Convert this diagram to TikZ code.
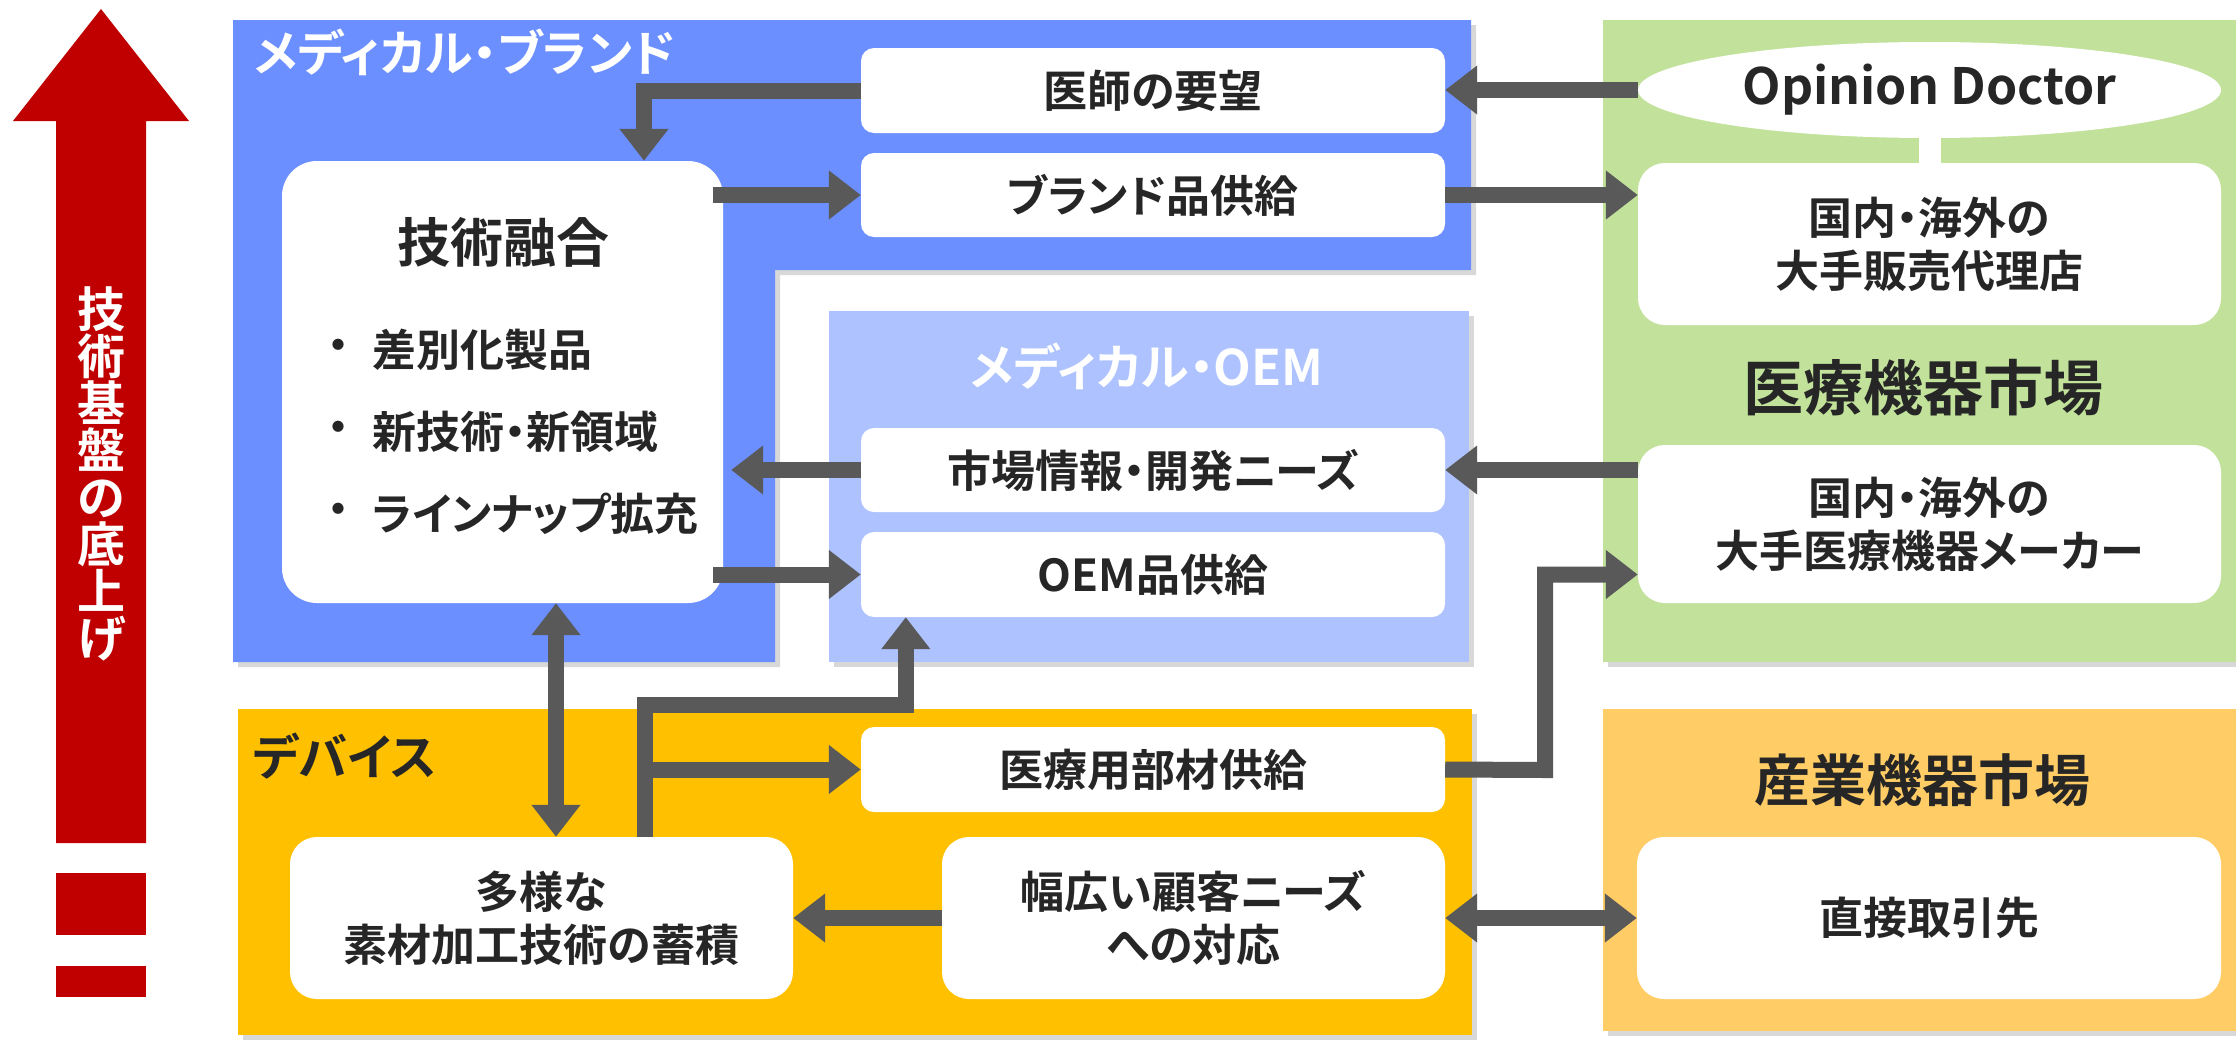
\documentclass[tikz,border=0pt]{standalone}
\usepackage{fontspec}
\setmainfont{Noto Sans CJK JP}[BoldFont={Noto Sans CJK JP Bold},RawFeature=+palt]
\usetikzlibrary{arrows.meta,shadows,shapes.geometric,calc}
\definecolor{brand}{HTML}{6B8FFF}
\definecolor{oem}{HTML}{ADC2FF}
\definecolor{mkt}{HTML}{C2E29B}
\definecolor{dev}{HTML}{FFC000}
\definecolor{ind}{HTML}{FFCC66}
\definecolor{arr}{HTML}{595959}
\definecolor{txt}{HTML}{262626}
\definecolor{redc}{HTML}{C00000}
\newcommand\fsz[2]{\bfseries\fontsize{#1bp}{#2bp}\selectfont}
\tikzset{
  region/.style={drop shadow={shadow xshift=5bp,shadow yshift=-5bp,opacity=0.3}},
  wbox/.style={fill=white, rounded corners=#1, align=center, inner sep=0pt, font=\fsz{44}{53}, text=txt},
  wbox/.default=13bp,
  conn/.style={draw=arr, line width=16bp, -{Triangle[width=47bp,length=32bp]}},
  dconn/.style={draw=arr, line width=16bp, {Triangle[width=47bp,length=32bp]}-{Triangle[width=47bp,length=32bp]}},
  ttl/.style={inner sep=0pt, font=\fsz{49}{49}},
  plain/.style={inner sep=0pt, text=txt},
}
\begin{document}
\begin{tikzpicture}[x=1bp,y=-1bp]
\useasboundingbox (0,0) rectangle (2236,1042);
\fill[white] (0,0) rectangle (2236,1042);
% red arrow
\fill[redc] (56,121) -- (13,121) -- (101,9) -- (189,121) -- (146,121) -- (146,843) -- (56,843) -- cycle;
\fill[redc] (56,873) rectangle (146,935);
\fill[redc] (56,966) rectangle (146,997);
\node[inner sep=0pt, font=\fsz{48}{47}, text=white, align=center] (vt) at (101,474) {技\\術\\基\\盤\\の\\底\\上\\げ};
% regions
\path[fill=brand, region] (233,20) -- (1471,20) -- (1471,270) -- (775,270) -- (775,662) -- (233,662) -- cycle;
\path[fill=oem, region] (829,311) rectangle (1469,662);
\path[fill=mkt, region] (1603,20) rectangle (2236,662);
\path[fill=dev, region] (238,709) rectangle (1472,1035);
\path[fill=ind, region] (1603,709) rectangle (2236,1031);
% labels
\node[ttl, text=white, anchor=west] (lbrand) at (254,52) {メディカル・ブランド};
\node[ttl, text=white] (loem) at (1147,366) {メディカル・OEM};
\node[ttl, text=txt, anchor=west] (ldev) at (253,756) {デバイス};
\node[plain, font=\fsz{60}{60}] (lmed) at (1923,388) {医療機器市場};
\node[plain, font=\fsz{56}{56}] (lind) at (1922,780) {産業機器市場};
% white boxes
\node[wbox, minimum width=584bp, minimum height=85bp] (req) at (1153,90.5) {医師の要望};
\node[wbox, minimum width=584bp, minimum height=84bp] (bsup) at (1153,195) {ブランド品供給};
\node[wbox, minimum width=584bp, minimum height=84bp] (mktinfo) at (1153,470) {市場情報・開発ニーズ};
\node[wbox, minimum width=584bp, minimum height=85bp] (oemsup) at (1153,574.5) {OEM品供給};
\node[wbox, minimum width=584bp, minimum height=85bp] (medsup) at (1153,769.5) {医療用部材供給};
\node[wbox=27bp, minimum width=503bp, minimum height=162bp] (wide) at (1193.5,918) {幅広い顧客ニーズ\\への対応};
\node[wbox=27bp, minimum width=503bp, minimum height=162bp] (mat) at (541.5,918) {多様な\\素材加工技術の蓄積};
\node[wbox=35bp, minimum width=441bp, minimum height=442bp] (tech) at (502.5,382) {};
\node[plain, font=\fsz{53}{53}] (techt) at (503,242) {技術融合};
\node[plain, font=\fsz{44}{44}] (d1) at (338,350) {・};
\node[plain, font=\fsz{44}{44}, anchor=west] (b1) at (372,350) {差別化製品};
\node[plain, font=\fsz{44}{44}] (d2) at (338,432) {・};
\node[plain, font=\fsz{44}{44}, anchor=west] (b2) at (372,432) {新技術・新領域};
\node[plain, font=\fsz{44}{44}] (d3) at (338,514) {・};
\node[plain, font=\fsz{44}{44}, anchor=west] (b3) at (372,514) {ラインナップ拡充};
\node[ellipse, fill=white, minimum width=583bp, minimum height=96bp, inner sep=0pt, text=txt, font=\fsz{50}{50}] (op) at (1929.5,90) {Opinion Doctor};
\node[wbox=27bp, minimum width=583bp, minimum height=162bp] (dist) at (1929.5,244) {国内・海外の\\大手販売代理店};
\node[wbox=27bp, minimum width=583bp, minimum height=158bp] (maker) at (1929.5,524) {国内・海外の\\大手医療機器メーカー};
\node[wbox=27bp, minimum width=584bp, minimum height=162bp] (direct) at (1929,918) {直接取引先};
% connectors
\coordinate (j1) at (1545,770);
\coordinate (j2) at (645,705);
\draw[conn] (req.west) -| ([xshift=141.5bp]tech.north);
\draw[conn] ($(tech.east |- bsup.west)+(-10,0)$) -- (bsup.west);
\draw[conn] (bsup.east) -- (bsup.east -| dist.west);
\draw[conn] (op.west) -- (op.west -| req.east);
\draw[conn] (mktinfo.west) -- ($(mktinfo.west -| tech.east)+(8,0)$);
\draw[conn] ($(tech.east |- oemsup.west)+(-10,0)$) -- (oemsup.west);
\draw[conn] (mktinfo.east -| maker.west) -- (mktinfo.east);
\draw[conn] (medsup.east) -- (j1) |- (maker.west |- oemsup.east);
\draw[conn] (mat.north -| j2) -- (j2) -| ($(oemsup.south west)+(45,0)$);
\draw[conn] (j2 |- medsup.west) -- (medsup.west);
\draw[conn] (wide.west) -- (mat.east);
\draw[dconn] ($(tech.south)+(53.5,0)$) -- ($(mat.north)+(14.5,0)$);
\draw[dconn] (wide.east) -- (direct.west);
\draw[white, line width=22bp] (op.south) -- (dist.north);
\end{tikzpicture}
\end{document}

Required work: Each line of the data should be quoted exactly, with pictures left out.

Task result:
Convert this diagram to TikZ code.
\documentclass[tikz,border=0pt]{standalone}
\usepackage{fontspec}
\setmainfont{Noto Sans CJK JP}[BoldFont={Noto Sans CJK JP Bold},RawFeature=+palt]
\usetikzlibrary{arrows.meta,shadows,shapes.geometric,calc}
\definecolor{brand}{HTML}{6B8FFF}
\definecolor{oem}{HTML}{ADC2FF}
\definecolor{mkt}{HTML}{C2E29B}
\definecolor{dev}{HTML}{FFC000}
\definecolor{ind}{HTML}{FFCC66}
\definecolor{arr}{HTML}{595959}
\definecolor{txt}{HTML}{262626}
\definecolor{redc}{HTML}{C00000}
\newcommand\fsz[2]{\bfseries\fontsize{#1bp}{#2bp}\selectfont}
\tikzset{
  region/.style={drop shadow={shadow xshift=5bp,shadow yshift=-5bp,opacity=0.3}},
  wbox/.style={fill=white, rounded corners=#1, align=center, inner sep=0pt, font=\fsz{44}{53}, text=txt},
  wbox/.default=13bp,
  conn/.style={draw=arr, line width=16bp, -{Triangle[width=47bp,length=32bp]}},
  dconn/.style={draw=arr, line width=16bp, {Triangle[width=47bp,length=32bp]}-{Triangle[width=47bp,length=32bp]}},
  ttl/.style={inner sep=0pt, font=\fsz{49}{49}},
  plain/.style={inner sep=0pt, text=txt},
}
\begin{document}
\begin{tikzpicture}[x=1bp,y=-1bp]
\useasboundingbox (0,0) rectangle (2236,1042);
\fill[white] (0,0) rectangle (2236,1042);
% red arrow
\fill[redc] (56,121) -- (13,121) -- (101,9) -- (189,121) -- (146,121) -- (146,843) -- (56,843) -- cycle;
\fill[redc] (56,873) rectangle (146,935);
\fill[redc] (56,966) rectangle (146,997);
\node[inner sep=0pt, font=\fsz{48}{47}, text=white, align=center] (vt) at (101,474) {技\\術\\基\\盤\\の\\底\\上\\げ};
% regions
\path[fill=brand, region] (233,20) -- (1471,20) -- (1471,270) -- (775,270) -- (775,662) -- (233,662) -- cycle;
\path[fill=oem, region] (829,311) rectangle (1469,662);
\path[fill=mkt, region] (1603,20) rectangle (2236,662);
\path[fill=dev, region] (238,709) rectangle (1472,1035);
\path[fill=ind, region] (1603,709) rectangle (2236,1031);
% labels
\node[ttl, text=white, anchor=west] (lbrand) at (254,52) {メディカル・ブランド};
\node[ttl, text=white] (loem) at (1147,366) {メディカル・OEM};
\node[ttl, text=txt, anchor=west] (ldev) at (253,756) {デバイス};
\node[plain, font=\fsz{60}{60}] (lmed) at (1923,388) {医療機器市場};
\node[plain, font=\fsz{56}{56}] (lind) at (1922,780) {産業機器市場};
% white boxes
\node[wbox, minimum width=584bp, minimum height=85bp] (req) at (1153,90.5) {医師の要望};
\node[wbox, minimum width=584bp, minimum height=84bp] (bsup) at (1153,195) {ブランド品供給};
\node[wbox, minimum width=584bp, minimum height=84bp] (mktinfo) at (1153,470) {市場情報・開発ニーズ};
\node[wbox, minimum width=584bp, minimum height=85bp] (oemsup) at (1153,574.5) {OEM品供給};
\node[wbox, minimum width=584bp, minimum height=85bp] (medsup) at (1153,769.5) {医療用部材供給};
\node[wbox=27bp, minimum width=503bp, minimum height=162bp] (wide) at (1193.5,918) {幅広い顧客ニーズ\\への対応};
\node[wbox=27bp, minimum width=503bp, minimum height=162bp] (mat) at (541.5,918) {多様な\\素材加工技術の蓄積};
\node[wbox=35bp, minimum width=441bp, minimum height=442bp] (tech) at (502.5,382) {};
\node[plain, font=\fsz{53}{53}] (techt) at (503,242) {技術融合};
\node[plain, font=\fsz{44}{44}] (d1) at (338,350) {・};
\node[plain, font=\fsz{44}{44}, anchor=west] (b1) at (372,350) {差別化製品};
\node[plain, font=\fsz{44}{44}] (d2) at (338,432) {・};
\node[plain, font=\fsz{44}{44}, anchor=west] (b2) at (372,432) {新技術・新領域};
\node[plain, font=\fsz{44}{44}] (d3) at (338,514) {・};
\node[plain, font=\fsz{44}{44}, anchor=west] (b3) at (372,514) {ラインナップ拡充};
\node[ellipse, fill=white, minimum width=583bp, minimum height=96bp, inner sep=0pt, text=txt, font=\fsz{50}{50}] (op) at (1929.5,90) {Opinion Doctor};
\node[wbox=27bp, minimum width=583bp, minimum height=162bp] (dist) at (1929.5,244) {国内・海外の\\大手販売代理店};
\node[wbox=27bp, minimum width=583bp, minimum height=158bp] (maker) at (1929.5,524) {国内・海外の\\大手医療機器メーカー};
\node[wbox=27bp, minimum width=584bp, minimum height=162bp] (direct) at (1929,918) {直接取引先};
% connectors
\coordinate (j1) at (1545,770);
\coordinate (j2) at (645,705);
\draw[conn] (req.west) -| ([xshift=141.5bp]tech.north);
\draw[conn] ($(tech.east |- bsup.west)+(-10,0)$) -- (bsup.west);
\draw[conn] (bsup.east) -- (bsup.east -| dist.west);
\draw[conn] (op.west) -- (op.west -| req.east);
\draw[conn] (mktinfo.west) -- ($(mktinfo.west -| tech.east)+(8,0)$);
\draw[conn] ($(tech.east |- oemsup.west)+(-10,0)$) -- (oemsup.west);
\draw[conn] (mktinfo.east -| maker.west) -- (mktinfo.east);
\draw[conn] (medsup.east) -- (j1) |- (maker.west |- oemsup.east);
\draw[conn] (mat.north -| j2) -- (j2) -| ($(oemsup.south west)+(45,0)$);
\draw[conn] (j2 |- medsup.west) -- (medsup.west);
\draw[conn] (wide.west) -- (mat.east);
\draw[dconn] ($(tech.south)+(53.5,0)$) -- ($(mat.north)+(14.5,0)$);
\draw[dconn] (wide.east) -- (direct.west);
\draw[white, line width=22bp] (op.south) -- (dist.north);
\end{tikzpicture}
\end{document}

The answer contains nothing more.